The National Institution for Transforming India (NITI Aayog) in association with a private digital payments provider announced that the two will be hosting the first-ever open-to-all hackathon to showcase path-breaking solutions for the fintech ecosystem. The hackathon will provide an opportunity for innovators, digital creators, and developers from all over India to ideate and code. Participants at the hackathon need to use any open-data APIs along with frameworks such as Account Aggregator (AA) as a foundation to power their submissions. AA is a type of Reserve Bank of India (RBI)-regulated entity that helps an individual securely and digitally access and shares information from one financial institution they have an account with to any other regulated financial institution in the AA network.

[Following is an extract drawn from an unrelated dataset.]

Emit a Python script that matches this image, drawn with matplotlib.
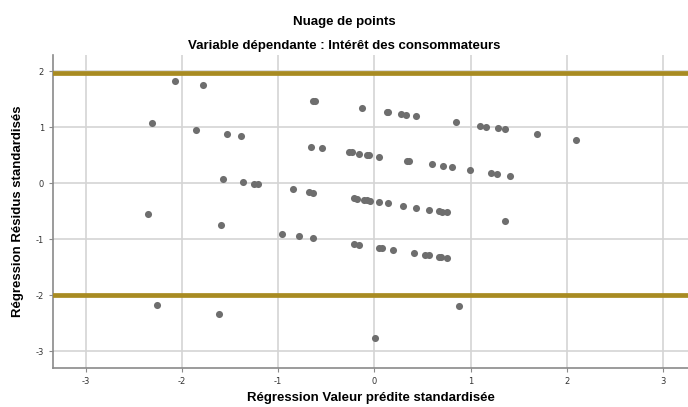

Data cannot be shared without the consent of the individual. According to reports, the final app that participants come up with must incorporate one of the following:
- Alternate risk models for lending, insurance, or investments, focusing on financial inclusion.
- Innovative products that use the power data signals for various demographics and locations for the broader adoption of financial services.
- Improved visualisation and derived intelligence based on digital payments data.
Participating teams can have one or up to five participants. By the end of the event, participants will be required to present a working prototype of their hack to the judges, after which each hack will be judged based on certain parameters. When the judges evaluate the hacks, they might ask for additional information on the prototypes. The winning team will be awarded IN₹150,000 (US$2,010). The last date to register for the event is 23 February and the deadline to submit the final entries is 25 February.
The overall size of the Indian financial services sector in 2021 is estimated at US$500 billion, of which, the fintech market comprises US$31 billion, according to a recent report. In the next five years, the sector is expected to grow with a compound annual growth rate of 22%, and it currently stands as the third-largest fintech ecosystem in the world, behind the United States and China.
Earlier this month, RBI set up a department to help create regulations for the fintech sector and its upcoming central bank digital currency (CBDC). As reported by OpenGov Asia, it will facilitate innovation and identify and address challenges and opportunities in the field. The bank explained that the erstwhile fintech division under the Department of Payment and Settlement Systems (DPPS) has been subsumed into it.
The agency will deal with matters related to inter-regulatory and international coordination on fintech. It will report to the RBI’s centralised administration division. Further, the department will provide a framework for research in the field that can aid policy interventions. It will also address matters related to the facilitation of constructive innovations and incubations in the fintech sector if they have wider implications for the financial sector/markets and fall under the purview of the bank. The department is expected to address new-age challenges that arise from fintech applications, and crypto is a part of its brief.